Jane Friedman

Class of 1998, BFA in Creative Writing

Jane Friedman

What was your favorite part of studying Creative Writing at UE?

Aside from the professors themselves, I appreciated the freedom I was granted to choose classes and focus on the areas that I felt best matched my personal interests and professional goals. I never felt luckier than when I was able to take a 300-level Soviet Literature class while I was a freshman. It did require special permission from the faculty, but the environment encouraged me to take risks and experiment. Fortunately, I was up to the challenge.

What did you experience in UE's CRW department that feels special/unique to our program?

I didn't realize it at the time (it was only after meeting graduates of other creative writing programs that it became clear), but UE's program and professors encouraged us to engage in the working world of writing and publishing—to get outside of the classroom environment and see what it meant to write, edit, and publish on our own. Market and business concerns were addressed straightforwardly and without shame; there was no shroud of mystery surrounding it.

What was your favorite Creative Writing class and why?

I can't possibly choose a favorite, but there was one that changed my thinking and writing practice most dramatically: Intro to Poetry with William Baer. As I think is well known now, he had very particular opinions about poetry and teaching it, but I had no idea what I was walking into. Had I known, I probably wouldn't have enrolled. But I am so thankful I did. It's probably the class where I produced my best work in all four years of the program, in such an amazingly short span of time. I think about that time in awe and wonderment—of what's possible when you're matched with the right teacher at the right time.

What are you up to now?

After about 15 years working in corporate and literary publishing, I'm now a full-time freelance writer and editor. I write and edit a paid subscription newsletter about the publishing industry, teach classes online and offline, speak at conferences, and do consulting and editing work for a range of clients. It can be hard to characterize what I do since my earnings probably fall into a dozen different buckets, but mostly it's writing driven.
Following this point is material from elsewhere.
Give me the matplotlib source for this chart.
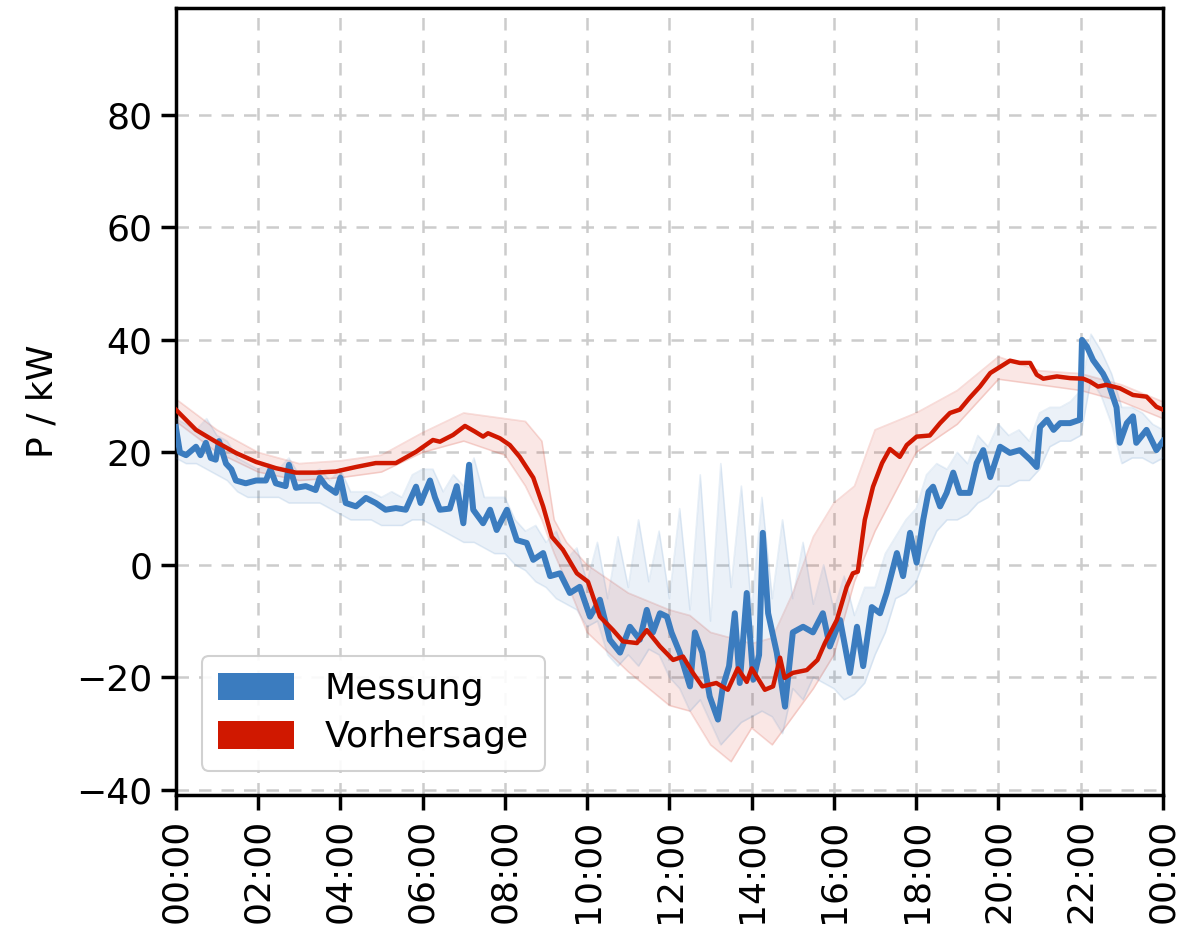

Are you still writing? Have you published anything? Working on anything?

Always. My new book, The Business of Being a Writer, releases in March 2018 from University of Chicago Press. Apart from that professional and industry-driven writing, I'm also writing creative nonfiction. My most recent personal essay was published in Margaret McMullan's anthology, Every Father's Daughter, and I also had a piece in Drinking Diaries, a collection of essays about women's relationship with drinking. But I'm guilty of devoting most of my time to the professional writing that pays well. When you're your own boss, it can be hard to give yourself time and permission to do the lower-earning types of work!